Tapi menjelang 2024, Ia tak ingin prinsip islamisme kebablasan menjadi radikalisme. Ia juga meminta agar prinsip kapitalisme tidak lari menjadi imperialisme. Upaya menjaga prinsi atau bandul inilah, kata Hendro, yang bisa dilakukan bekas tentara di partai politik. "Jangan sampai kebablasan," ujarnya.
Bekas tentara harus bisa terus menjaga prinsip-prinsip nasionalisme dan Pancasila. Menjadi orang yang beragama, kata dia, sangat sesuai dengan prinsip Pancasila. "Tapi jangan karena agama yang kita yakini, terus kita enggak ada kemanusiaan, penggain aja yang bukan segama, itu kan enggak benar," ujar Hendro.
"Itulah perlunya purnawirawan berada di partai politik secepat mungkin, karena ini sudah mau maen gitu di 2024," kata dia.

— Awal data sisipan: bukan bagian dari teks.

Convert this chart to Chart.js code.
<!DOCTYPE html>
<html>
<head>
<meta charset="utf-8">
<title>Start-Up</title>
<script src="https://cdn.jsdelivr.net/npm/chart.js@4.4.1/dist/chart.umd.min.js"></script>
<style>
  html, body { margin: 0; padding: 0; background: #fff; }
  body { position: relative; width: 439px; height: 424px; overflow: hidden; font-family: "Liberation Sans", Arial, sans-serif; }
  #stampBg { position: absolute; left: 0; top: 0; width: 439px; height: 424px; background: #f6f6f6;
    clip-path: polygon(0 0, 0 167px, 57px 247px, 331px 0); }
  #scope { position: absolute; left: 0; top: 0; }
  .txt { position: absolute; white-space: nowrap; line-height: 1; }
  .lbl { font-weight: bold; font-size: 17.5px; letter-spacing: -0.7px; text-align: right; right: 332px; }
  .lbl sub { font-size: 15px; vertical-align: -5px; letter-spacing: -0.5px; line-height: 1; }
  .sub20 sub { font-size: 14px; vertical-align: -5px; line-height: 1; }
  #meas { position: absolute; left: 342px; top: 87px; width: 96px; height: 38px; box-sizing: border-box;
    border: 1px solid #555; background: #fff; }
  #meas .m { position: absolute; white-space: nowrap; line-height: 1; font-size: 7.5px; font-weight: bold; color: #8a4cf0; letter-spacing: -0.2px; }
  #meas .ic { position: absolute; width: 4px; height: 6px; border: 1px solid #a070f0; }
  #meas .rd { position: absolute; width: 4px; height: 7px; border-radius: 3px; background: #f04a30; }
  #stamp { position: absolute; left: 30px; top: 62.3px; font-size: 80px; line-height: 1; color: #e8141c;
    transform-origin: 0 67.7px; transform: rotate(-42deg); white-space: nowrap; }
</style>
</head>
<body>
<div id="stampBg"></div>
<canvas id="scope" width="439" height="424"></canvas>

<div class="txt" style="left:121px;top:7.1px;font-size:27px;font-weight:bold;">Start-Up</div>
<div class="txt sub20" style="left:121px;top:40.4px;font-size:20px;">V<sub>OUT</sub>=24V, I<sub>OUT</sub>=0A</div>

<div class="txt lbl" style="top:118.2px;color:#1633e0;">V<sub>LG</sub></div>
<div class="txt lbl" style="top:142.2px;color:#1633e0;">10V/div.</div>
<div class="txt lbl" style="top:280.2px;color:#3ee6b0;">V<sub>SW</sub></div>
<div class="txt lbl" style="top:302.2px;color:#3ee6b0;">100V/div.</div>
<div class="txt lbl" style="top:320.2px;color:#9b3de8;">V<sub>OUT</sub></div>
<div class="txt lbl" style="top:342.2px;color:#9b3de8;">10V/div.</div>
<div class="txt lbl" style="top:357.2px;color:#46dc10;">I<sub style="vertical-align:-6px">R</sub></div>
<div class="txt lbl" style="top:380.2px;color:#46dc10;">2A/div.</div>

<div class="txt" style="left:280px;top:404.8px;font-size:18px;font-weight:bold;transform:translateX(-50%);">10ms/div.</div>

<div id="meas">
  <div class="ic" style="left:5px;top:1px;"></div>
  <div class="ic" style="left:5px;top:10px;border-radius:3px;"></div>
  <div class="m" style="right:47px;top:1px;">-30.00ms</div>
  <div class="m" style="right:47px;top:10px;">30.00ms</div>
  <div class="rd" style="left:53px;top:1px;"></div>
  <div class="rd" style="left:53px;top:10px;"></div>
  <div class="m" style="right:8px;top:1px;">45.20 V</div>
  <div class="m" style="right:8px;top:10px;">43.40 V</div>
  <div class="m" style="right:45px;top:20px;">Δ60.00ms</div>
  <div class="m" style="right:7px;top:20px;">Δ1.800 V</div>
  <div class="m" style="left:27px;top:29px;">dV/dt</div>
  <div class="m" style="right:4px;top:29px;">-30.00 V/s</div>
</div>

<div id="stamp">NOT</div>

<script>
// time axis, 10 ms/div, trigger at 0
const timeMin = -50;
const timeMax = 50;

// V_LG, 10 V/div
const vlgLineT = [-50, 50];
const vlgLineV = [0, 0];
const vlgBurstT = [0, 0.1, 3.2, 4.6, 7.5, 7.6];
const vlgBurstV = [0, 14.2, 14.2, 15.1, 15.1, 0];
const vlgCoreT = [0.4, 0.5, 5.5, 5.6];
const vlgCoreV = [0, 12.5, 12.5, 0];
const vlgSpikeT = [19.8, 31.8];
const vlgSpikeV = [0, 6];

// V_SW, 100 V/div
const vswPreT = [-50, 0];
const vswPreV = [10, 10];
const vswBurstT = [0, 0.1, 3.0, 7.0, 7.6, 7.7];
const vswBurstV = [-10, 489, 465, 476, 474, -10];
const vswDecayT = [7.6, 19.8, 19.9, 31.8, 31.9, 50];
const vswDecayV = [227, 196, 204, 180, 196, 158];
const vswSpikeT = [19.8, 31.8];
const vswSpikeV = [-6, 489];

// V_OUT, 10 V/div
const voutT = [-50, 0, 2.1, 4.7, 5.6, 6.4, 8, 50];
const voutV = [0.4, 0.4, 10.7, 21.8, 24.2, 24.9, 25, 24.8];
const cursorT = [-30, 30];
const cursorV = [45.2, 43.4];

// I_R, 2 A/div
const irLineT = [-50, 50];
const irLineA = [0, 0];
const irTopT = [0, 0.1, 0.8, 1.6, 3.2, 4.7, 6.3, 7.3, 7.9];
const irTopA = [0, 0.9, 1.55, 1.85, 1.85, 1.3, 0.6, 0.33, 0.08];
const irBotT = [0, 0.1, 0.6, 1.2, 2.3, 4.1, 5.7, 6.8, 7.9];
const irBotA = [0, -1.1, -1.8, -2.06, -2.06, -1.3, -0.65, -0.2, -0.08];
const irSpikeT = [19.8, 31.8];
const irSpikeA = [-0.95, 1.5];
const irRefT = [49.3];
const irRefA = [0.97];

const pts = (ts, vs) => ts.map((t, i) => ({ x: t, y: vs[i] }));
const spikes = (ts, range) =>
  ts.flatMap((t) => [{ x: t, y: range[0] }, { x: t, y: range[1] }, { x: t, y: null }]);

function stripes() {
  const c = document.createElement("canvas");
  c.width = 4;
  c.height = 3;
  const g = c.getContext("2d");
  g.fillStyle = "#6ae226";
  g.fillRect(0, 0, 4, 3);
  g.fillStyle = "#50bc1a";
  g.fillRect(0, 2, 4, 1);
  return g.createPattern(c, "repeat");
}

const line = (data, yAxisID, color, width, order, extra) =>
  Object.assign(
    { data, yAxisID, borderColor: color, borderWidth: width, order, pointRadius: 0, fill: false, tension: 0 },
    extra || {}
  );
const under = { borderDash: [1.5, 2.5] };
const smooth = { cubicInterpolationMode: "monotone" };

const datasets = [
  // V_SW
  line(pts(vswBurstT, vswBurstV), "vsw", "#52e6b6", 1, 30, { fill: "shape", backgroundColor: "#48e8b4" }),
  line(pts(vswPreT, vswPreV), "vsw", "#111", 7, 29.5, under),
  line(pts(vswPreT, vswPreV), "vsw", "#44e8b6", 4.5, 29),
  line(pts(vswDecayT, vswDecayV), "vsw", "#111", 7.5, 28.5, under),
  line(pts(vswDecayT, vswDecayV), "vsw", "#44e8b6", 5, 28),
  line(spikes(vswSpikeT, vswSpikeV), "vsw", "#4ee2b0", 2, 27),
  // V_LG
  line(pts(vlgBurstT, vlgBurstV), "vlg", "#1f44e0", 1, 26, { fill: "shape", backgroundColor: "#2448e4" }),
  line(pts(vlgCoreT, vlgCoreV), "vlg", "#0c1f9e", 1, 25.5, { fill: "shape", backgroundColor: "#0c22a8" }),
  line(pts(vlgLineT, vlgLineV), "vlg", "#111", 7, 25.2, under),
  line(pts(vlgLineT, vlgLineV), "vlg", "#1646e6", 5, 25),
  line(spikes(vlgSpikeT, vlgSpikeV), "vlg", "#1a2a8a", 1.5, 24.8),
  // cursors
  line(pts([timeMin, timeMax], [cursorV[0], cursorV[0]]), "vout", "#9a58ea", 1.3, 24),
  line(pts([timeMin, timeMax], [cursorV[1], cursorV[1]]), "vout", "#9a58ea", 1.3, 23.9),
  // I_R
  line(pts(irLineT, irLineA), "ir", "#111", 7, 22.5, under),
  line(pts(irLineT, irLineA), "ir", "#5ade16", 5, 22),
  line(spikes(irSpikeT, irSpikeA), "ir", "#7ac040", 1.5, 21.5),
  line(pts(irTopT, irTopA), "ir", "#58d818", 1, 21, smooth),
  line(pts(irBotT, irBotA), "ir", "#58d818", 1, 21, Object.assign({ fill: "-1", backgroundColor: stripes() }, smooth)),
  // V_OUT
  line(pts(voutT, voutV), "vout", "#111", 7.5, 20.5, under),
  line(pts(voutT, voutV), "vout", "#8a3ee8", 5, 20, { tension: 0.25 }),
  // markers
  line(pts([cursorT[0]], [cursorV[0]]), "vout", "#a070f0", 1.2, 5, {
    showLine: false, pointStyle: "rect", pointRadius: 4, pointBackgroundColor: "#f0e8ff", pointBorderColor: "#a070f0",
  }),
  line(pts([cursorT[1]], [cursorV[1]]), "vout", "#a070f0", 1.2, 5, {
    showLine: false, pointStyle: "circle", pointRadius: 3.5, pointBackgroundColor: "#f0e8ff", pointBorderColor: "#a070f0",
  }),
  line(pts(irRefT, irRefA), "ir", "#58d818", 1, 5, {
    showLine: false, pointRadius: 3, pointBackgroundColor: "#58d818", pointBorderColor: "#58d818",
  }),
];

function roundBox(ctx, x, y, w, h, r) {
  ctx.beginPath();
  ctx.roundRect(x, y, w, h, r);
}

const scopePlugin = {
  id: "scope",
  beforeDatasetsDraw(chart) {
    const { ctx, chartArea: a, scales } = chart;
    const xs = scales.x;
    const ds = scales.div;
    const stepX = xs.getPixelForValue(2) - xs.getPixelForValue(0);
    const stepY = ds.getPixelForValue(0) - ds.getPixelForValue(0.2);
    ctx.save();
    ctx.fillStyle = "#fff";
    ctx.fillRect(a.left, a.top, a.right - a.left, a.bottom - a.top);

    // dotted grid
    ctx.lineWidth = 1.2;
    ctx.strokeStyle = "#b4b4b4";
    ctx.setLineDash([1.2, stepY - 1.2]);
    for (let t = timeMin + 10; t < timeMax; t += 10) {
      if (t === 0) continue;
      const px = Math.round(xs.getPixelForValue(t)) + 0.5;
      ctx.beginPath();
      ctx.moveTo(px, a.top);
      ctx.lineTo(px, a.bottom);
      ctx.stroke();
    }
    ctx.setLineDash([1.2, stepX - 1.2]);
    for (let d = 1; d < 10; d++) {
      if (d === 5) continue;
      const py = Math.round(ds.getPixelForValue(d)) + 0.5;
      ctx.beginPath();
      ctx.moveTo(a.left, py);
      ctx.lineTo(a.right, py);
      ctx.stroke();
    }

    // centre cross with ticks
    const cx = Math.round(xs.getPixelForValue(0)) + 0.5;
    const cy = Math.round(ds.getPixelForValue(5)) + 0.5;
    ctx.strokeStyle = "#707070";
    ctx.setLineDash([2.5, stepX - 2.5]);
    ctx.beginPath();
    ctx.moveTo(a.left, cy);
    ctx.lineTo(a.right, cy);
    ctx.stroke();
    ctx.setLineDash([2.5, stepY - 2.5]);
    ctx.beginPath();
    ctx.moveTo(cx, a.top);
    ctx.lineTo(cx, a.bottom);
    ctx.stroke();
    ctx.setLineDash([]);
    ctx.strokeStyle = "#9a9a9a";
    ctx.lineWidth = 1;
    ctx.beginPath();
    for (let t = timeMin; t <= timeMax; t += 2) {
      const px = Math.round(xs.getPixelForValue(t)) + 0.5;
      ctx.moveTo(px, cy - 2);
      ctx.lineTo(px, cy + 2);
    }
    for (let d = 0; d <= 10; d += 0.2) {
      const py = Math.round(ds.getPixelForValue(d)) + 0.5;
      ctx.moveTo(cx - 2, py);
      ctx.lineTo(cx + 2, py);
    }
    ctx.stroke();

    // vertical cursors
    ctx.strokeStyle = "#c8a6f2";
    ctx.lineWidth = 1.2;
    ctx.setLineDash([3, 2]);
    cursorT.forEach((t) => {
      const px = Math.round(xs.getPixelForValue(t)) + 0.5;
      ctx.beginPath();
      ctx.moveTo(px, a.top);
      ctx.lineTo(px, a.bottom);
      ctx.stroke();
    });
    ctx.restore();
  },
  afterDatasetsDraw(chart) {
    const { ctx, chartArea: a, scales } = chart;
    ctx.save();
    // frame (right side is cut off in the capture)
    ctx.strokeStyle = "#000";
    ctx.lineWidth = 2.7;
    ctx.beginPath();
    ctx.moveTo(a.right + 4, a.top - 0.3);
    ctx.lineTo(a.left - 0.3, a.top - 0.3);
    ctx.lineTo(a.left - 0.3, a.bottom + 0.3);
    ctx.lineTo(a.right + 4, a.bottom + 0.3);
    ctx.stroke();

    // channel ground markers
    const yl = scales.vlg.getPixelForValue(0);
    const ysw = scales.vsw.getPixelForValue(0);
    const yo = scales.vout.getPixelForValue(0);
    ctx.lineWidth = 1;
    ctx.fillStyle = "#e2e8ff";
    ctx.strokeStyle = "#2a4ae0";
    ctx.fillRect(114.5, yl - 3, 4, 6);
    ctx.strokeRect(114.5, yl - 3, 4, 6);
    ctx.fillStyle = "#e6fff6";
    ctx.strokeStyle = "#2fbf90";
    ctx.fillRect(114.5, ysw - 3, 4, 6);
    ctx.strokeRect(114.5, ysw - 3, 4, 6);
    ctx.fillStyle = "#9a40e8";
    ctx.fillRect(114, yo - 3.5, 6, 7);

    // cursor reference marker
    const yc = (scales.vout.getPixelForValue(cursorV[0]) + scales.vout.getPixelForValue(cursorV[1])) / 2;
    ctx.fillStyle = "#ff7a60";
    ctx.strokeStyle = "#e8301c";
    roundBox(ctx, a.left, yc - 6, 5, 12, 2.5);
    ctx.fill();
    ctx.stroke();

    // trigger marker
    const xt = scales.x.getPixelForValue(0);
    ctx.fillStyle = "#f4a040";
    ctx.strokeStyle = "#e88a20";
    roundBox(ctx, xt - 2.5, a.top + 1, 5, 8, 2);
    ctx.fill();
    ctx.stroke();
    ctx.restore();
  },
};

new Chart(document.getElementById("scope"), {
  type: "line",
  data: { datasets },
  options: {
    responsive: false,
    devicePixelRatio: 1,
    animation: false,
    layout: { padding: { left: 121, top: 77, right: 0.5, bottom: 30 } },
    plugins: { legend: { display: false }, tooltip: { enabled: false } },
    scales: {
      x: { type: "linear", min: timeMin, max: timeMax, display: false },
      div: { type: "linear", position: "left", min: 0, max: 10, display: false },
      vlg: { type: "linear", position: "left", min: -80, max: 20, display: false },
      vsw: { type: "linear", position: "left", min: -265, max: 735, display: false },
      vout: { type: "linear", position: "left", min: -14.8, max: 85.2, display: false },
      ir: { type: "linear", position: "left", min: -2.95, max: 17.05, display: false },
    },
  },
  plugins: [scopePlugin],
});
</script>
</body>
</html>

Di sisi lain, isu soal radikalisme menjelang 2024 juga sempat diungkap oleh Kepala Staf Presiden Moeldoko. Ia menyebutkan soal potensi meningkatnya radikalisme menjelang Pemilu Serentak 2024, mengutip survei yang dilakukan Badan Nasional Penanggulangan Terorisme atau BNPT pada 2020.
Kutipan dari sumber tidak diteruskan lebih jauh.